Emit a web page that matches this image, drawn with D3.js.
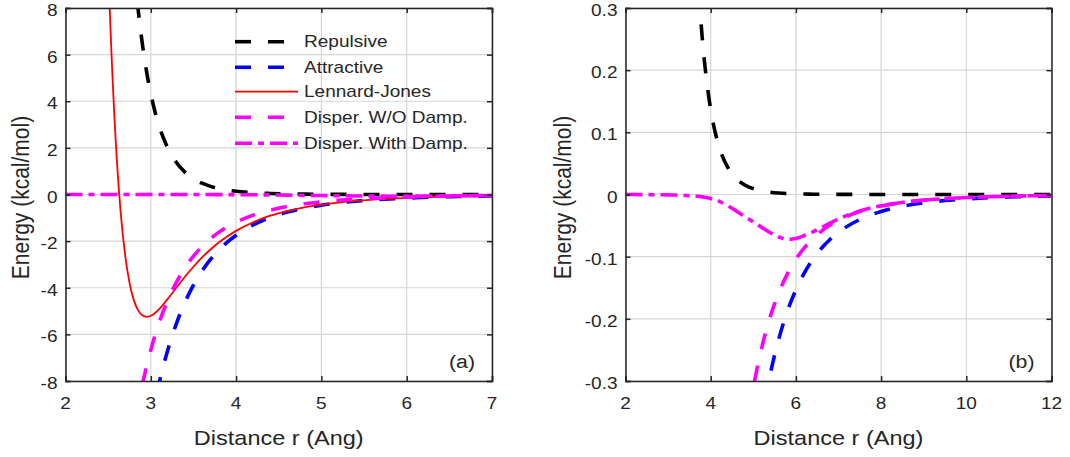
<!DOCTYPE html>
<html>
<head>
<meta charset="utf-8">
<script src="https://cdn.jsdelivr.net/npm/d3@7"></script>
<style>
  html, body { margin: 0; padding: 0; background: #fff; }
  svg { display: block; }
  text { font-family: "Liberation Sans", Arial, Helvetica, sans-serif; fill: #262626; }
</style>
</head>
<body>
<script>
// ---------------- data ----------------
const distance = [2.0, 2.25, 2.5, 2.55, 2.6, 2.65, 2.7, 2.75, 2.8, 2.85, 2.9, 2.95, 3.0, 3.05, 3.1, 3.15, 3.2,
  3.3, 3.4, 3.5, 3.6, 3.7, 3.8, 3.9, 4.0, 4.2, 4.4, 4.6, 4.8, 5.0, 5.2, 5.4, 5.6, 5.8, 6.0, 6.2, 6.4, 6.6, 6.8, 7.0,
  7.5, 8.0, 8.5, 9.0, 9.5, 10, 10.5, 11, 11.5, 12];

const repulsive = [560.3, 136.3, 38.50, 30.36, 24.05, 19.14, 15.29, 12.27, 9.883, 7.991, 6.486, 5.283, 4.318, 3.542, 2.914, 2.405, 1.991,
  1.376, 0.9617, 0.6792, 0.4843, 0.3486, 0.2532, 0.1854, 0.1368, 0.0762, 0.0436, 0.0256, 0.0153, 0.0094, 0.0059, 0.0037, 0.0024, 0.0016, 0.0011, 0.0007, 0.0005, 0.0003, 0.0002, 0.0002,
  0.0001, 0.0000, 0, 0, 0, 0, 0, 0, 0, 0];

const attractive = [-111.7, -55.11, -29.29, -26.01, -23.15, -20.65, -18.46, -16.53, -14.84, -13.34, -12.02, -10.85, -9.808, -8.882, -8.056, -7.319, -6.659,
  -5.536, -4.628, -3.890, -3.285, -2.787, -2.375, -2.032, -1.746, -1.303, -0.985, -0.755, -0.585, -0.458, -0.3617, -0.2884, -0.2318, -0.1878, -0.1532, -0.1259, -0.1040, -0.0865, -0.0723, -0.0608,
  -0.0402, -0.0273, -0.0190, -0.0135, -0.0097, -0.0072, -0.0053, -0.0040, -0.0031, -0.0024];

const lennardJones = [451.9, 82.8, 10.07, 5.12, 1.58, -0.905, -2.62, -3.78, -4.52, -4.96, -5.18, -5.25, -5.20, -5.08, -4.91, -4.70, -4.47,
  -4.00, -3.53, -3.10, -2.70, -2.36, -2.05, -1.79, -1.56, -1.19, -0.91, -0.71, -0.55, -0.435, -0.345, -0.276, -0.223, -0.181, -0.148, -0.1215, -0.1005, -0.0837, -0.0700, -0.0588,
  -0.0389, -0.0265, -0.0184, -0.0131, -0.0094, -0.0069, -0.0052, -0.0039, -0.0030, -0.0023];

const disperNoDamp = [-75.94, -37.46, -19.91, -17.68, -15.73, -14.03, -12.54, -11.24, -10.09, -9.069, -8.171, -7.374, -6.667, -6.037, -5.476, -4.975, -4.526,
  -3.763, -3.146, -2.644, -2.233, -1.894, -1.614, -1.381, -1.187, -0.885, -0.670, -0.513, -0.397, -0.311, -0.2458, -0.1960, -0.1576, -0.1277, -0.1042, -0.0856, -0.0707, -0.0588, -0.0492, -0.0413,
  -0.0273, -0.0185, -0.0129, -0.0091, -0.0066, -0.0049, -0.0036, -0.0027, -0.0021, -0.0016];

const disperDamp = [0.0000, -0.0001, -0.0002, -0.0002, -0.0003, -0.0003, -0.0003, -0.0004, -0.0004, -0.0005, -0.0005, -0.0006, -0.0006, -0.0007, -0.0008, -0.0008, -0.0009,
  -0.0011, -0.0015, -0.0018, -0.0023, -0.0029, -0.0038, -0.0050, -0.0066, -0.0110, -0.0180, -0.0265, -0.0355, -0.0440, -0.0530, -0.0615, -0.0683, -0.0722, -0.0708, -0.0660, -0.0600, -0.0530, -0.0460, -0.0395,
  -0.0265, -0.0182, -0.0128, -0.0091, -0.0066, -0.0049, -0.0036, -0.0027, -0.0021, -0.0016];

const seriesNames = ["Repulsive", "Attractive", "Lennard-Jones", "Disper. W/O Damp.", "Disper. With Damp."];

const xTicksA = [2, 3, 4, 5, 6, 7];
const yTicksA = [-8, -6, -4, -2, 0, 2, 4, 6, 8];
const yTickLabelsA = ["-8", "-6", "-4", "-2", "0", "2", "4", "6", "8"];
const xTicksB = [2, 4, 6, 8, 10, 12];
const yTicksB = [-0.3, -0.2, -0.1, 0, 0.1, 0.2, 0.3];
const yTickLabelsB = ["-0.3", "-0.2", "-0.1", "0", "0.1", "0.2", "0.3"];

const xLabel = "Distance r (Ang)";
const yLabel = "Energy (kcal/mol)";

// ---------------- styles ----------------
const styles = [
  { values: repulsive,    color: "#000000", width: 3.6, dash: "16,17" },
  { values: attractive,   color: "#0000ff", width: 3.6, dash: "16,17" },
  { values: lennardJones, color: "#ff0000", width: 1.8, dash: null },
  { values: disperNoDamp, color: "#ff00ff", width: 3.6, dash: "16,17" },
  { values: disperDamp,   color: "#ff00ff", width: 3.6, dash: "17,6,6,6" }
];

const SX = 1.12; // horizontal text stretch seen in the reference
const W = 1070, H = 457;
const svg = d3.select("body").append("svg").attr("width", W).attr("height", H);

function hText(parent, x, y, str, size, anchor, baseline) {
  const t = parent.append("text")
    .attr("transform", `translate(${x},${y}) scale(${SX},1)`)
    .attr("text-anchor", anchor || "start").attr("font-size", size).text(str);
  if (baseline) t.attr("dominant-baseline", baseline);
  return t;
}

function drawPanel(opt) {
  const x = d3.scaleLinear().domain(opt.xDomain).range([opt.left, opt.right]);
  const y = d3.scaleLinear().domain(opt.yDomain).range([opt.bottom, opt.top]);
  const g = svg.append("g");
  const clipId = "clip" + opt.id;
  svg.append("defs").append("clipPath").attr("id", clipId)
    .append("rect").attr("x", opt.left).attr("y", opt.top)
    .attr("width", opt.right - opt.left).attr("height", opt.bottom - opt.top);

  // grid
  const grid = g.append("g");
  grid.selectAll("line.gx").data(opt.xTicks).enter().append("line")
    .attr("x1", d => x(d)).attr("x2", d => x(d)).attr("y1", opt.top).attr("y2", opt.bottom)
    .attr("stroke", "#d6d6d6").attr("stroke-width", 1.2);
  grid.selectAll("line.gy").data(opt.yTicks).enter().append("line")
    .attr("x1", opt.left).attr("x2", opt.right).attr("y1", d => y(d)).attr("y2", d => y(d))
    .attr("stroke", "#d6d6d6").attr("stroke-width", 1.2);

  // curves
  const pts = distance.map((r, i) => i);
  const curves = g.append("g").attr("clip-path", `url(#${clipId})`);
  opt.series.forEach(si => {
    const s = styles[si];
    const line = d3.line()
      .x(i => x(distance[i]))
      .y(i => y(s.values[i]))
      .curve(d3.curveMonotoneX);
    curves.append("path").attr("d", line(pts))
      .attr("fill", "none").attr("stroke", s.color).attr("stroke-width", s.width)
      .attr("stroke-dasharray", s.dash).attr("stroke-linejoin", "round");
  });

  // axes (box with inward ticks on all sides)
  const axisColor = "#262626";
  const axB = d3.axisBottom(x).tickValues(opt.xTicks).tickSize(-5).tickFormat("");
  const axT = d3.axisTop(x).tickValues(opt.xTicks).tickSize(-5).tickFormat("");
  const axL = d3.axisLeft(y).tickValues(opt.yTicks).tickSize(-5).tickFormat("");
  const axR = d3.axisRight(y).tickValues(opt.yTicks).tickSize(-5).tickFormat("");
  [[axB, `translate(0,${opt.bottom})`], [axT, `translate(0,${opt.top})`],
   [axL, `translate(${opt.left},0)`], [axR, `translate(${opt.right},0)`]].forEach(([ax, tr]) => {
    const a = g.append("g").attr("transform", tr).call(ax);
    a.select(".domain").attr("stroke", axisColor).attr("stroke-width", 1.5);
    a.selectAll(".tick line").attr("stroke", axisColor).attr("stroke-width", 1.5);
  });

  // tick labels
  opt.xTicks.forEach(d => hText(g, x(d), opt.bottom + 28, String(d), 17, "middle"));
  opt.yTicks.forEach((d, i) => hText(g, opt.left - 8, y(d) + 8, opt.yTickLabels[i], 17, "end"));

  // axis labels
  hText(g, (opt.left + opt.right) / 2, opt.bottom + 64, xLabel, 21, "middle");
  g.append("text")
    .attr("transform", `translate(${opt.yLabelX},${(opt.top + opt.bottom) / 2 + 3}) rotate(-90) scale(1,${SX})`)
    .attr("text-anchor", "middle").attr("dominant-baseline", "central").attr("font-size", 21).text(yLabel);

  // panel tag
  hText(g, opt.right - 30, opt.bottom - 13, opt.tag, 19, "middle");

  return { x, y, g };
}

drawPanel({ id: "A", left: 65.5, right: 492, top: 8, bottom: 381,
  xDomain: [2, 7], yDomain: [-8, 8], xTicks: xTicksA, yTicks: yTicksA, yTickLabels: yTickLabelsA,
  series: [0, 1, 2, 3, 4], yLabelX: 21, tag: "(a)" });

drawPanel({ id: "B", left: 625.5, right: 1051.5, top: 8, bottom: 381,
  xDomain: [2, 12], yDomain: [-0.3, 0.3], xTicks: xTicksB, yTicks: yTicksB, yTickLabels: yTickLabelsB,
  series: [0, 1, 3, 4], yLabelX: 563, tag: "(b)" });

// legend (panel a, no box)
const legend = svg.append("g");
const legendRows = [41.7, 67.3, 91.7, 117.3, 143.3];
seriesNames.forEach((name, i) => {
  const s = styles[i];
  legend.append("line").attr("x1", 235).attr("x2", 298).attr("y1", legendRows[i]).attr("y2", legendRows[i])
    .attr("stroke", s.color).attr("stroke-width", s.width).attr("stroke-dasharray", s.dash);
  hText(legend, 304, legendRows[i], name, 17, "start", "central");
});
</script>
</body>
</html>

-.-.-

Task goal:
Copy exactly the lines running from the beginning of the listing through the line that has "0.0001, 0.0000, 0, 0, 0, 0, 0, 0, 0, 0];". Drop the pictures.

Answer to the task:
Emit a web page that matches this image, drawn with D3.js.
<!DOCTYPE html>
<html>
<head>
<meta charset="utf-8">
<script src="https://cdn.jsdelivr.net/npm/d3@7"></script>
<style>
  html, body { margin: 0; padding: 0; background: #fff; }
  svg { display: block; }
  text { font-family: "Liberation Sans", Arial, Helvetica, sans-serif; fill: #262626; }
</style>
</head>
<body>
<script>
// ---------------- data ----------------
const distance = [2.0, 2.25, 2.5, 2.55, 2.6, 2.65, 2.7, 2.75, 2.8, 2.85, 2.9, 2.95, 3.0, 3.05, 3.1, 3.15, 3.2,
  3.3, 3.4, 3.5, 3.6, 3.7, 3.8, 3.9, 4.0, 4.2, 4.4, 4.6, 4.8, 5.0, 5.2, 5.4, 5.6, 5.8, 6.0, 6.2, 6.4, 6.6, 6.8, 7.0,
  7.5, 8.0, 8.5, 9.0, 9.5, 10, 10.5, 11, 11.5, 12];

const repulsive = [560.3, 136.3, 38.50, 30.36, 24.05, 19.14, 15.29, 12.27, 9.883, 7.991, 6.486, 5.283, 4.318, 3.542, 2.914, 2.405, 1.991,
  1.376, 0.9617, 0.6792, 0.4843, 0.3486, 0.2532, 0.1854, 0.1368, 0.0762, 0.0436, 0.0256, 0.0153, 0.0094, 0.0059, 0.0037, 0.0024, 0.0016, 0.0011, 0.0007, 0.0005, 0.0003, 0.0002, 0.0002,
  0.0001, 0.0000, 0, 0, 0, 0, 0, 0, 0, 0];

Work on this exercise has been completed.